20 Nov Retirement Villages – ‘Grey Ghettos’ or something altogether better?
Retirement villages [or retirement communities] have existed since the time of the Romans and as is often the case today, where the Americans lead, with ‘active communities of older people’, the UK will surely follow.
Independence for older people has been a growing clarion call in recent years in order to offer the elderly a range of choices and improve their quality of life. Retirement villages would appear to achieve just this.
Retirement Villages are still a relatively new type of development in the UK market, as some planning authorities have been quite resistant in granting permissions. Consequently in the UK we are somewhat behind the types of developments happening in the United States and Australia for example, where such villages are common place and more widely accepted.
Some of the benefits of Retirement Villages are as follows:
• They enhance independent living with security
• Economies of scale with a larger development
• Better accessibility and affordability
• Reduces the potential impact on local NHS and Social Services
• Contributions to the local communities
• The benefits of a bespoke village offering a better quality of independent lifestyle for as long as possible
We have noticed at WWA that in the last six months our own involvement with Retirement Villages has increased considerably.

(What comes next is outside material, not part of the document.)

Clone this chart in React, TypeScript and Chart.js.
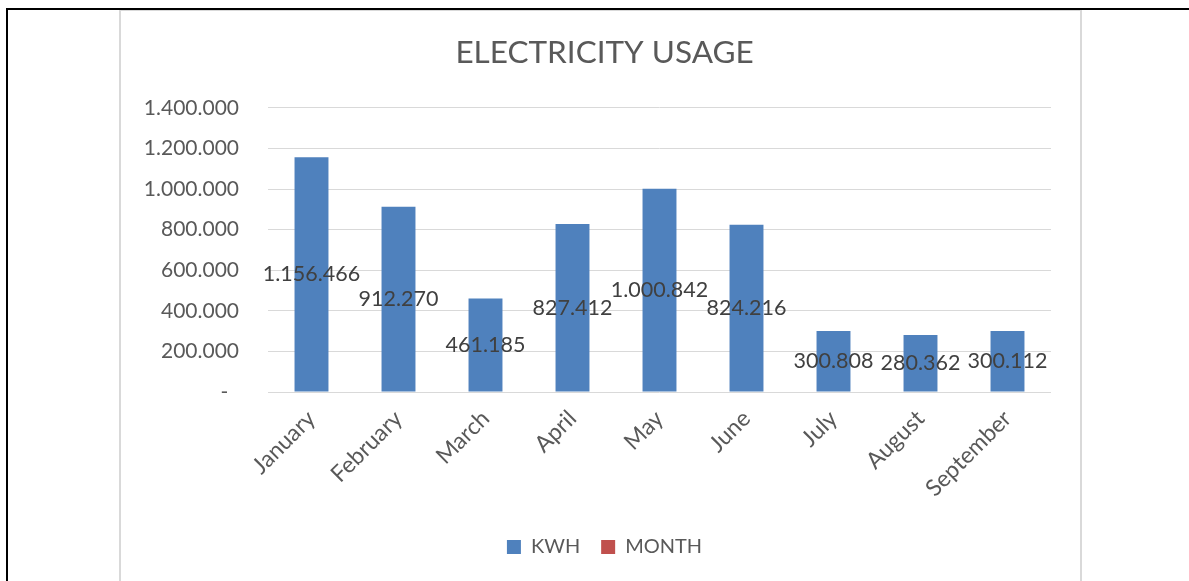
import React, { useEffect, useRef } from "react";
import { Chart, registerables } from "chart.js";

Chart.register(...registerables);

const categories = ["January", "February", "March", "April", "May", "June", "July", "August", "September"];
const kwhValues = [1156466, 912270, 461185, 827412, 1000842, 824216, 300808, 280362, 300112];
const monthValues: (number | null)[] = [null, null, null, null, null, null, null, null, null];
const chartTitle = "ELECTRICITY USAGE";
const seriesNames = ["KWH", "MONTH"];
const yMax = 1400000;
const yStep = 200000;

const FONT = "Lato, 'Open Sans', sans-serif";
const TEXT = "#595959";

function fmt(n: number): string {
  return Math.round(n).toString().replace(/\B(?=(\d{3})+(?!\d))/g, ".");
}

const labelPlugin = {
  id: "centerLabels",
  afterDatasetsDraw(chart: any) {
    const ctx = chart.ctx;
    const meta = chart.getDatasetMeta(0);
    ctx.save();
    ctx.font = `21.5px ${FONT}`;
    ctx.fillStyle = "#404040";
    ctx.textAlign = "center";
    ctx.textBaseline = "middle";
    meta.data.forEach((el: any, i: number) => {
      const v = kwhValues[i];
      const y = (el.y + el.base) / 2;
      ctx.fillText(fmt(v), el.x, y);
    });
    ctx.restore();
  },
};

export default function App() {
  const ref = useRef<HTMLCanvasElement>(null);
  useEffect(() => {
    if (!ref.current) return;
    const chart = new Chart(ref.current, {
      type: "bar",
      data: {
        labels: categories,
        datasets: [
          { label: seriesNames[0], data: kwhValues, backgroundColor: "#4f81bd", yAxisID: "y" },
          { label: seriesNames[1], data: monthValues as any, backgroundColor: "#c0504d", yAxisID: "y" },
        ],
      },
      plugins: [labelPlugin],
      options: {
        animation: false,
        responsive: false,
        maintainAspectRatio: false,
        layout: { padding: { left: 8, right: 0, top: 0, bottom: 14 } },
        datasets: { bar: { grouped: false, barPercentage: 0.39, categoryPercentage: 1 } } as any,
        plugins: {
          title: {
            display: true,
            text: chartTitle,
            color: TEXT,
            font: { family: FONT, size: 31.5, weight: "normal" as any },
            padding: { top: 23, bottom: 36 },
            align: "center",
          },
          legend: {
            display: true,
            position: "bottom",
            labels: {
              boxWidth: 14,
              boxHeight: 14,
              padding: 21,
              color: TEXT,
              font: { family: FONT, size: 20 },
            },
          },
          tooltip: { enabled: false },
        },
        scales: {
          x: {
            grid: { display: false },
            border: { display: false },
            ticks: {
              color: TEXT,
              font: { family: FONT, size: 23 },
              minRotation: 45,
              maxRotation: 45,
              padding: 5,
            },
            afterFit: (s: any) => {
              s.height = 124;
            },
          },
          y: {
            min: 0,
            max: yMax,
            grid: { color: "#d9d9d9", lineWidth: 1, drawTicks: false },
            border: { display: false },
            ticks: {
              stepSize: yStep,
              color: TEXT,
              padding: 29,
              font: { family: FONT, size: 21 },
              callback: (v: any) => (Number(v) === 0 ? "-  " : fmt(Number(v))),
            },
            afterFit: (s: any) => {
              s.width = 139;
            },
          },
          yRight: {
            type: "linear",
            position: "right",
            display: true,
            grid: { display: false },
            border: { display: false },
            ticks: { display: false },
            afterFit: (s: any) => {
              s.width = 29;
            },
          },
        },
      },
    });
    return () => chart.destroy();
  }, []);

  return (
    <div style={{ position: "fixed", left: 0, top: 0, width: 1189, height: 581, overflow: "hidden", background: "#fff" }}>
      <div style={{ position: "absolute", left: 6, top: 8, width: 1183, height: 2, background: "#000" }} />
      <div style={{ position: "absolute", left: 6, top: 8, width: 2, height: 573, background: "#000" }} />
      <div
        style={{
          position: "absolute",
          left: 119,
          top: 10,
          width: 959,
          height: 600,
          borderLeft: "2px solid #d9d9d9",
          borderRight: "2px solid #d9d9d9",
          borderTop: "1px solid #d9d9d9",
        }}
      />
      <canvas
        ref={ref}
        width={959}
        height={570}
        style={{ position: "absolute", left: 121, top: 11, width: 959, height: 570 }}
      />
    </div>
  );
}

In the London Office we have been working on some difficult planning issues to try to unlock and progress the Woodlands Retirement Village in Hertford, which will provide 92 Close Care Apartments and an 80 bed Care Home.
Our office neighbours in Truro, Cornwall Care, have recently received Planning Permission for their Wadebridge Care Village, which is a £15,000,000 project that will deliver 75 Care Cottages around a 72 bed nursing home. In addition they are exploring the possibility of two further land opportunities for Retirement Villages in Cornwall.
The model of providing Close Care type apartments ‘for sale’ and using the revenue from the sale to fund the building of the central nursing home, is not a new model. Indeed it is one we have experience with at the Brendoncare’s Mary Rose Home in Alton, Hampshire.
We believe that this particular sector is set to grow in the next decade, as this type of development will offer older people a much greater choice of living arrangements as well as enhancing their quality of life, health status and sense of well-being and security.
In delivering Retirement Villages, health and social care providers are able to deliver community services in a much more effective and efficient way and in addition the potential to benefit the reliance on acute health services through the provision of intermediate care is significant.